Quelles conséquences d'une absence de conformité ?
La première conséquence directe est une privation de droit admis pour un copropriétaire (droit de jouissance privatif par exemple). Mais au-delà des conséquences juridiques, la mise en conformité permet une plus juste répartition des charges en fonction de l’usage ou de l’utilité des parties communes. Refuser la mise en harmonie du RCP expose le syndicat à l’action contentieuse d’un ou plusieurs copropriétaires lésés sur le fondement de la contestation des charges de copropriété.
Concrètement, quoi faire ?
La première chose à faire est de vérifier la conformité de son règlement de copropriété avec les dispositions de la loi ELAN: mieux vaut pour ce faire consulter un avocat ou un juriste spécialisé, qui sera à même de déceler les non conformités et donc d'acter la situation dans laquelle se trouve la copropriété. Une mission d'audit pouvant être confiée au professionnel sur accord du Conseil syndical ou de l'Assemblée générale suivant les seuils décisionnels décidés en AG.

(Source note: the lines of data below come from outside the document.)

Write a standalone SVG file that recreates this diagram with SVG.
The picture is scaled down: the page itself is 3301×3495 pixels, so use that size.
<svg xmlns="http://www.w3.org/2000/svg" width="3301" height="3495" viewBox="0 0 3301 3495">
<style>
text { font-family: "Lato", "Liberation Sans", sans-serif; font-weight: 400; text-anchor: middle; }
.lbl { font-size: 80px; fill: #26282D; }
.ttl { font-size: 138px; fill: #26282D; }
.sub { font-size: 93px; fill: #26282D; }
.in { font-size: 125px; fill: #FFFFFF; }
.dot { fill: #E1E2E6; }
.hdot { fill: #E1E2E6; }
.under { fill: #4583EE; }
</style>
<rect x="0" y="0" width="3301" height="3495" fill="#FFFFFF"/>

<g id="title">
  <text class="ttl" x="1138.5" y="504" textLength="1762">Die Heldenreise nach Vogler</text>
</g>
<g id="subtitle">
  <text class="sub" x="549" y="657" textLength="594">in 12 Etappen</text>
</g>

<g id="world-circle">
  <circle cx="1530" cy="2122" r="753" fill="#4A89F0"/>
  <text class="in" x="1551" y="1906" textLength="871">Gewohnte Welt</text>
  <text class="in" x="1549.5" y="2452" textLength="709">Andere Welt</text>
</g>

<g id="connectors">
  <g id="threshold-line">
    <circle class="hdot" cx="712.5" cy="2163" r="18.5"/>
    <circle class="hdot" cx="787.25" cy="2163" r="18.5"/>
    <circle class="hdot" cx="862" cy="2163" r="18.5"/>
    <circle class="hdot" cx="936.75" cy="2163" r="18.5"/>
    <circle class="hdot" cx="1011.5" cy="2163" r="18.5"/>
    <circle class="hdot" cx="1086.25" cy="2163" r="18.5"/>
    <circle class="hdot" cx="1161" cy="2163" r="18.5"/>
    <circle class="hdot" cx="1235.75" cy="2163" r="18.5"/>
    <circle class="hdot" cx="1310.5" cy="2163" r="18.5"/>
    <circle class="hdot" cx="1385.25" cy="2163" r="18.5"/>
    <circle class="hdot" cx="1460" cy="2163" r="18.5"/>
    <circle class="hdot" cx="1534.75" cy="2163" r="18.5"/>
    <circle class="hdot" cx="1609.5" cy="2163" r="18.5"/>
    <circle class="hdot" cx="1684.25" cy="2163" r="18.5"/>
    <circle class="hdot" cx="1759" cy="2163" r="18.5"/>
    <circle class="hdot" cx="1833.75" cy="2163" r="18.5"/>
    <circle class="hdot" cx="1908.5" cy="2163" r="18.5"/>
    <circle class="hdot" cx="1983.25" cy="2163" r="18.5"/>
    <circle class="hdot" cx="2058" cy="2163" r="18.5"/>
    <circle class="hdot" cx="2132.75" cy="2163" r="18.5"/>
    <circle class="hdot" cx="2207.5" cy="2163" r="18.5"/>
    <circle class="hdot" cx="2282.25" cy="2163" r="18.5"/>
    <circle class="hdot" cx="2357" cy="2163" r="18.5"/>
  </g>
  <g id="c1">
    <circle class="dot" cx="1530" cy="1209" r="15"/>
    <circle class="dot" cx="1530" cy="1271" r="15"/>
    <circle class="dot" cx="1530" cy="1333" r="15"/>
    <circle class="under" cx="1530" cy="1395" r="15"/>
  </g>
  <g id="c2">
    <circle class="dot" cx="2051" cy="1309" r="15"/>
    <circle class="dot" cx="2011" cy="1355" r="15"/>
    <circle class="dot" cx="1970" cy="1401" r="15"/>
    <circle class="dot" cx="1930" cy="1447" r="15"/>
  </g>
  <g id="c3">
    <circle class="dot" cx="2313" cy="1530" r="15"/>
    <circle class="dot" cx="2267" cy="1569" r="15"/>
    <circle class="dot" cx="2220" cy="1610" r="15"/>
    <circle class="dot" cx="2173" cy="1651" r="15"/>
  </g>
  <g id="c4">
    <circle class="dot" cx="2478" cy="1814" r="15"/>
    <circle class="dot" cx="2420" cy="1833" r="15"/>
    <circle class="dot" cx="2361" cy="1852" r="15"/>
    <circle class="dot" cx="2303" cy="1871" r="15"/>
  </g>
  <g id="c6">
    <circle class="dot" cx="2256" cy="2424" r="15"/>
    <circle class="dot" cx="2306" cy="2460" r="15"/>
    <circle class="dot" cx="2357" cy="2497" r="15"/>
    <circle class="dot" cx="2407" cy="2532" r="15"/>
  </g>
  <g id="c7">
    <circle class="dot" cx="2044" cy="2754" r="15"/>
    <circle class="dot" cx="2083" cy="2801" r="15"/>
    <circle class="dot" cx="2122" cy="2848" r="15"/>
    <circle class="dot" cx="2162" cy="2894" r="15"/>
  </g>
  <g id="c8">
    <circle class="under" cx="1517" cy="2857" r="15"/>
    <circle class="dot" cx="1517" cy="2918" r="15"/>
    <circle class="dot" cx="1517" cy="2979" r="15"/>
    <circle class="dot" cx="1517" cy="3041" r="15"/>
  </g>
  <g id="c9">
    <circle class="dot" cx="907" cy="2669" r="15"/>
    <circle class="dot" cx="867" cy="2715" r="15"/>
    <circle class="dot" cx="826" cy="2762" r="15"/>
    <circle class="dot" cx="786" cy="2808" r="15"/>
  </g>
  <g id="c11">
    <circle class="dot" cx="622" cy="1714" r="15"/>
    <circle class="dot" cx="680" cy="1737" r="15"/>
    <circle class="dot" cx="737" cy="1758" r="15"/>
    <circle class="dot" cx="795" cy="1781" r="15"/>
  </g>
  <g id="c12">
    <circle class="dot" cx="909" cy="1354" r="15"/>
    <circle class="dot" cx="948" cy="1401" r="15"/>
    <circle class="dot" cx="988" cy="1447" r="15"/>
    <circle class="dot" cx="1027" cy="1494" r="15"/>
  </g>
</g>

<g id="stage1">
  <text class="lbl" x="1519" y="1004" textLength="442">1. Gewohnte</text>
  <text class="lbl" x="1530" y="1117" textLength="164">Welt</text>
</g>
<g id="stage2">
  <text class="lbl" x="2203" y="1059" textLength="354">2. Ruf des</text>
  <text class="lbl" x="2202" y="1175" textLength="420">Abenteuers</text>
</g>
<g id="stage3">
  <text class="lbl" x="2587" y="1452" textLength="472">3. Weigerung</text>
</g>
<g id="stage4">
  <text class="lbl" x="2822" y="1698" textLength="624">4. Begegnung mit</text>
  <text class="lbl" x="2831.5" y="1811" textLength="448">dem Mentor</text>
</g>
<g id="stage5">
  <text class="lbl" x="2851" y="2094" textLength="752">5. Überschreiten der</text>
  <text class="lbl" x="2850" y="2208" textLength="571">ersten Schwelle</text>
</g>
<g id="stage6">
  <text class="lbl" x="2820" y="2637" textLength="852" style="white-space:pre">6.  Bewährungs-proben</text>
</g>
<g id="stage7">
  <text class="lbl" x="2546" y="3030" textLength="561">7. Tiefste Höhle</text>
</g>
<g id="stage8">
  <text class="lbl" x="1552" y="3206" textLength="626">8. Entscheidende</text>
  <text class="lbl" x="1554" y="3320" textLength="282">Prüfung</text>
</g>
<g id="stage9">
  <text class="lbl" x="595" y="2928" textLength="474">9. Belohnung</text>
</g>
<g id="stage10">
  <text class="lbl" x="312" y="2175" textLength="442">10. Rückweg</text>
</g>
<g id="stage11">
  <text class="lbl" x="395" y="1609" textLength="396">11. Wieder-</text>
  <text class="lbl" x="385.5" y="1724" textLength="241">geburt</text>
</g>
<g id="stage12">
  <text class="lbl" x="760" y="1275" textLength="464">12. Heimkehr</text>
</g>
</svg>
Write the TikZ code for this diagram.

L'audit peut alors mener, soit à la conclusion d'une conformité, libérant ainsi le syndicat des copropriétaires de toute obligation, soit à la non conformité. Dans ce dernier cas, le syndic devra porter la question de la mission de mise en conformité à l'ordre du jour de chaque Assemblée générale ordinaire ou spéciale, jusqu'à ce que celle-ci soit votée et le travail juridique réalisé. Le Règlement de copropriété devant alors faire l'objet d'un modificatif publié par voie notariée (compter entre 2 500€ et 5 000€ selon la complexité du modificatif, incluant les taxes diverses, frais de publication et les émoluments du notaire), selon la procédure habituelle de modification du Règlement de copropriété.
Nous ne pouvons donc que vous recommander d'écrire à votre syndic professionnel par courrier RAR, afin de lui demander d'inscrire le point de la mise en conformité à l'ordre du jour de la prochaine Assemblée générale, s'il ne l'a pas déjà fait de son propre chef.